I'll be the first one to admit there's nothing I love more than a fun Saturday night with friends at the bars. I love to grab myself a fruity drink and dance and have fun with some of my favorite people in the world. Some of my best college memories have been paired with one too many vodka cranberries. I also am a huge wine fan—sometimes, all I need after a long day slaving away at the lib is a glass of wine and my favorite Netflix show.
I drink, and I have nothing against drinking, but I think the college mindset around drinking is far from OK.
First, we have to address just how much college glorifies underage drinking. It's part of the "college experience" to get blackout drunk on a Friday night at a frat house surrounded by people you don't know. Tailgate season is everyone's favorite season because with tailgates comes downing Natty Lights and Strawberitas or vodka in a water bottle that you snuck out of your dorm at noon on a Saturday. There's SO much hype around drinking in college, especially during your freshman year, that sometimes I think we truly forget that drinking underage is ILLEGAL. Buying alcohol for your eighteen-year-old friend is ILLEGAL. Once again, I know I can't be one to talk, but it still sincerely bothers me just how much the college experience hypes up illegal activity.

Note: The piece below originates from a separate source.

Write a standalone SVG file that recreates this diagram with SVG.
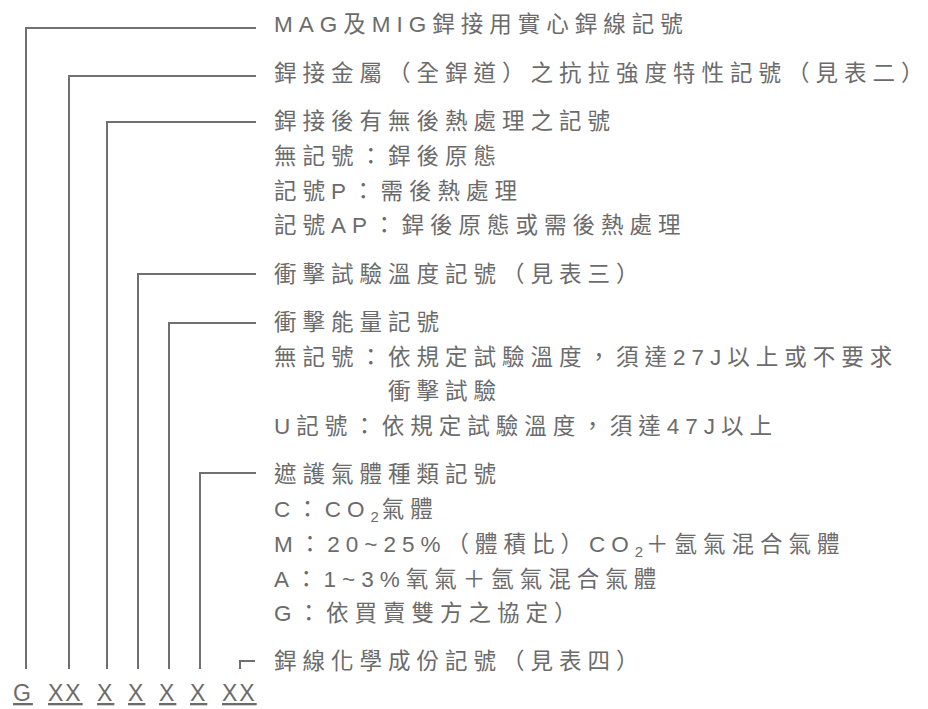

Then, once you turn 21, everything is hyped up again. Society tells you that you need to have a wild party and get crazy drunk at midnight on your birthday in order to truly get the most out of turning 21. If you don't go to Tuesday night Mug Clubs or Thirsty Thursdays or spend your Saturday night out surrounded by strangers, this time in a bar instead of a frat, something is wrong with you. When I started taking weekends off from going out, people started asking me if I was ok. The bar is the peak social scene for twenty-somethings and if you're not a part of your local bar culture, you're treated like an outsider.
I drink. I drink a decent amount. I know how to hold my liquor and I've spent plenty of weekend nights (and admittedly weeknights, too) more than buzzed off of my favorite fruity concoction. But as someone who thinks about others before myself, the college mindset surrounding drinking and alcoholism is very problematic to me. Young men and women are creating dependencies and literal addictions but because it's alcohol instead of cocaine, heroin, or something else deemed unacceptable by society, suddenly it's excusable and just part of being in college. They'll grow out of it, everyone says as if addiction is something easy to "grow out of".
As I write this, I'm currently nearly half-way through my month without alcohol. For someone who used to drink at least once a week, this says a lot. I was able to see my own toxic behavior. I watched a friendship get destroyed because of my behaviors when I was drunk. I will whole-heartedly admit that I was nearing alcoholism, at least in my mind. I had to drink to have fun. When I drank, it couldn't be one or two drinks and then I'm good for the night. It was a blackout on a Tuesday. Before I'd go on dates, I'd take shots to calm my nerves. Drinking was part of my identity.
In order to challenge myself, and to prevent myself from becoming a full-fledged alcoholic, I took this month off to put things into perspective. I don't have to drink to calm my anxiety or to have fun. There's more to college than drinking every Tuesday just because it's cheaper and everyone flashes around a plastic mug as a social symbol. I'm nearly halfway through my month without alcohol and I already feel so much better. Do I plan on cutting alcohol out of my system completely? Not at all, but a break was necessary. I think drinks can taste good and drinking with friends can be fun, it just shouldn't be a defining part of who someone is.
There's more to college than alcohol. You don't have to drink underage, or at all, to truly get the most out of your college experience. Drinking until you puke every weekend isn't healthy. Hangover suck. It's time we start this conversation and are honest with the toxic mindset around drinking in college before we have an entire generation of parents with addictions. If we don't start having these conversations, that's where we're headed.